ECOWAS offered the troops to Mali in late April, a month after the March 22 coup which took place in the midst of a Tuareg rebellion for independence in the northern triangle of the bow-tie shaped nation.

The country was considered one of the region’s stable democracies until the coup plunged it into turmoil.

The putsch only opened the way for the rebels to seize the region, but Islamic extremists allied to Al-Qaeda in the Islamic Maghreb who piggy-backed on their rebellion have since chased out the Tuareg and asserted firm control.

In the vast desert region, which is larger than France or Texas, they have imposed strict sharia law, whipping and stoning transgressors and destroying “idolatrous” ancient World Heritage sites in the fabled city of Timbuktu.

Interim authorities have so far been unable to stem the crisis and on Saturday a jihadist group seized a position farther south, capturing the town of Douentza in the central Mopti region, on the frontier of the government-held zone.

Bamako has been hesitant to accept the offer of military intervention — an action which has not been clearly defined and still awaits a mandate from the United Nations — and insistent that its own army will take the lead.

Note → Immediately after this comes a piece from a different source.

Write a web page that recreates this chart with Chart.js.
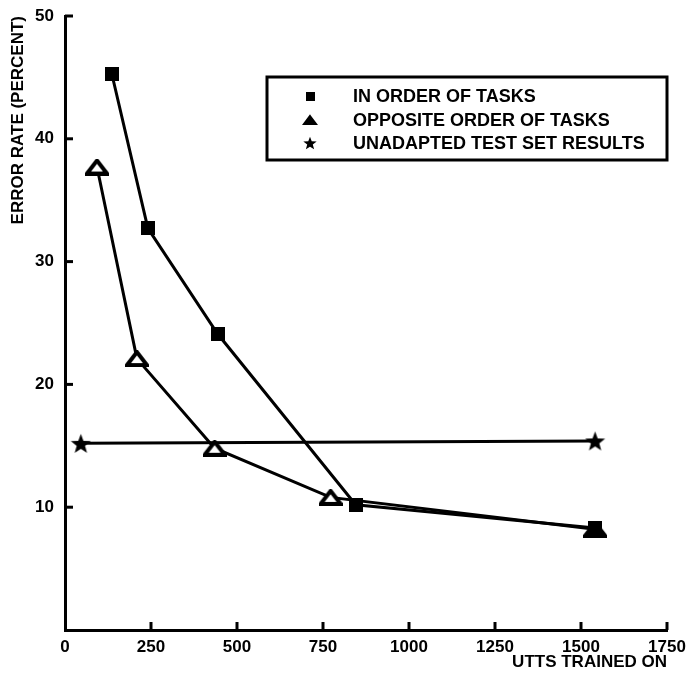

“It will first be Malian troops who are present. No one will fight this war in the place of Mali, but others will come as support, especially in aviation and logistics,” army chief Colonel-Major Ibrahima Dembele said on August 14.

ECOWAS and others have also attempted to negotiate with the Islamists, with no clear progress made.

French Foreign Minister Philippe Lalliot said in Paris Wednesday that the request was “an indispensable step to envisage international support”, without giving details on any possible French contribution.